4. Soweit die Beklagte mit Ansprüchen aufrechnet, die nach Insolvenzeröffnung aufgrund von Kundenzahlungen für Reiseleistungen der Beklagten entstanden sind, steht dem § 96 InsO nicht entgegen. Soweit ersichtlich, leitet die Beklagte ihre Ansprüche auch insoweit aus § 4 Abs. 2 der Kooperationsvereinbarung bzw. aus der Oktoberabsprache her. Gleichwohl scheitert die Aufrechnung aus mehreren Gründen:


a) Eine Aufrechnung setzt voraus, dass klar ist, mit welcher Forderung gegen die Hauptforderung aufgerechnet wird. Dies ist aber vorliegend nicht möglich. Bereits dem schon erwähnten außergerichtlichen Schreiben der Beklagten an die Klägerin vom 14.07.2011 (Anlage 1 zum Beklagtenschriftsatz vom 20.04.2012) mangelt es an einer hinreichenden Bestimmtheit.


b) Die Beklagte beruft sich auf nach dem 15.10.2010 bei der Klägerseite eingegangene 72.778,48 € aus Kundenzahlungen. Da sie aber - sieht man von dem im Mietvertrag enthaltenen Aufrechnungsverbot einmal ab - nur mit Ansprüchen für Leistungen aufrechnen kann, die sie seit Insolvenzeröffnung erbracht hat, müsste sie darlegen, in welcher Höhe ihr  für welche Leistungen Ansprüche zustehen. Solchen Vortrag hat sie jedoch nicht gehalten.

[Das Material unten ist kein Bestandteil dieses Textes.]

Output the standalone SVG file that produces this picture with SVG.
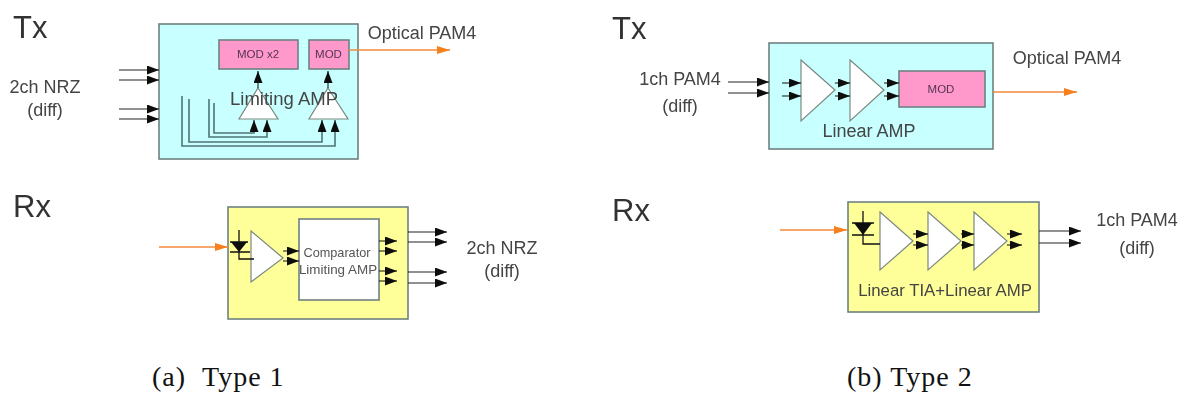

Sie kann sich in diesem Zusammenhang auch nicht darauf berufen, sie könne die erforderlichen Angaben nicht machen, da sich die entsprechenden Daten nicht bei ihr befänden. Zum einen hat die Klägerin ihr mit Schreiben vom 19.04.2012 (Anlage K 13) die entsprechenden Unterlagen übermittelt. Zum anderen war es die Beklagte selbst, die die Reisen abgewickelt hat. Von daher muss sie auch selbst wissen, für welche Reisen ihr Zahlungsansprüche gegen die Klägerin zustehen.


c) Des weiteren müsste die Beklagte auch im Einzelnen vortragen und belegen, dass sie die Reisen, für die sie Gegenansprüche geltend macht, auch tatsächlich erbracht hat. Auch insoweit fehlt es an entsprechendem Vortrag.


Die Beklagte trägt als unterliegende Partei auch die weiteren Kosten des Berufungsverfahrens, § 97 Abs. 1 ZPO. Die Entscheidung über die vorläufige Vollstreckbarkeit folgt aus § 708 Nr. 10, § 709 Satz 2 und 3, § 711 ZPO.


Die Revision war nicht zuzulassen. Die vorliegende Rechtssache hat weder grundsätzliche Bedeutung noch erfordert die Fortbildung des Rechts oder die Sicherung einer einheitlichen Rechtsprechung eine Entscheidung des Revisionsgerichts (§ 543 Abs. 2 ZPO).